A New Alliance Of The Americas?

The Bush administration's policies towards Latin America have contributed to the dramatic populist shift in the region since he took office. Bolstering governments of the region against the spread of the leftist menace as the Bush team did in its early years appears, in retrospect, stale, a holdover strategy from the Reagan administration. The chaotic reception President Bush received, for example, at the 4th Summit of the Americas in Mar del Plata, Argentina in 2004 was a pivotal moment in the history of U.S.-Latin American relations.


But we have the benefits of hindsight. In defense of the President, post-September 11th the eyes of the administration were almost entirely focused on the Middle East and its immediate surrounds. And although the 43rd President revisited the Latin American relationship early last year, the damage, in the intervening years, had already been done.


The pendulum swings. Signaling a seismic shift in American foreign policy towards Latin America and the Caribbean in a possible Obama administration, the junior Senator from Illinois today emphasized a "New Alliance of the Americas" in a speech in Miami. Challenging the present course in hemispheric strategy, the Senator curiously invoked the common "colonial" narrative of American history and tied it to the similar legacies of Latin America and the Caribbean. The speech was particularly bold. No foreign policy conversation on U.S.-Latin American affairs can exclude mention of Hugo Chavez, the proverbial 800-lb gorilla in the hemisphere. Invoking a common colonial history in Miami was a statement of hemispheric solidarity, suggesting Obama's own unique biography and aimed at distancing Latin American governments from the orbit of Venezuelan influence. Probably no other American politician could have carried off such a statement other than the Hawaiian-born son of a Kenyan immigrant and a single mother from Kansas.

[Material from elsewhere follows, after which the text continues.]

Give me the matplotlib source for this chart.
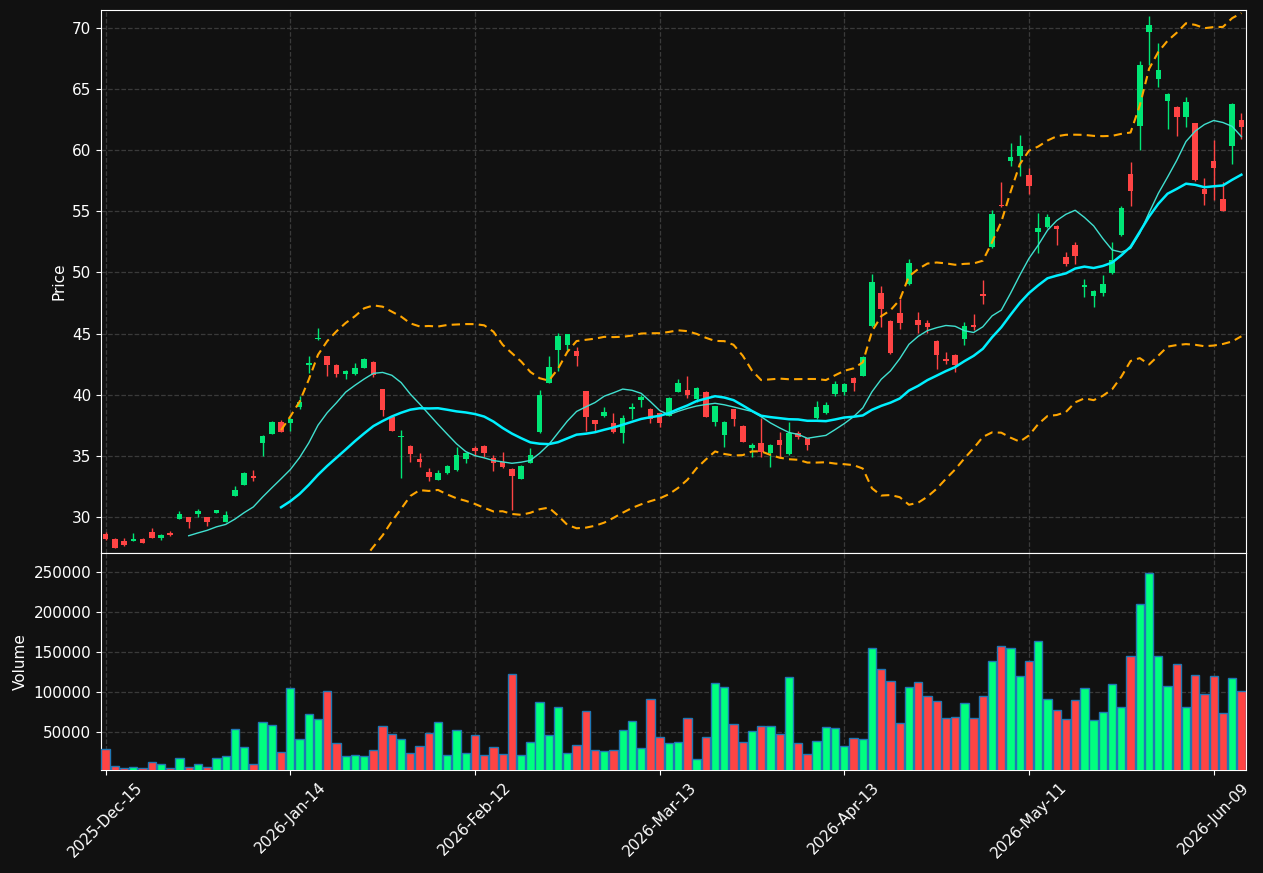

Drawing on his own experiences as the child of an immigrant, Senator Obama told the crowd:


"Miami's promise of liberty and opportunity has drawn generations of immigrants to these shores, sometimes with nothing more than the clothes on their back. It was a similar hope that drew my own father across an ocean, in search of the same promise that our dreams need not be deferred because of who we are, what we look like, or where we come from.


"Here, in Miami, that promise can join people together. We take common pride in a vibrant and diverse democracy, and a hard-earned prosperity. We find common pleasure in the crack of the bat, in the rhythms of our music, and the ease of voices shifting from Spanish or Creole or Portuguese to English."


Earlier in the week, Senator John McCain, the presumptive Republican presidential nominee, was in Little Havana. There, too, the subject was U.S. Latin American and Caribbean relations. Using a Cuban folklorico band as warm up, the Senator from Arizona reiterated his opposition to the Castro government and affirmed the 46-year-long trade embargo. Cuba's ailing former leader Fidel Castro, in his regular "Reflections of Fidel" column published in Communist Party newspaper Granma, attacked McCain and the President. ABC News Senior National Correspondent Jake Tapper neatly summed up this little bit of political theater in the headline to Political Punch, "Castro Attacks McCain, No Doubt to McCain's Delight." Charmed, I'm sure.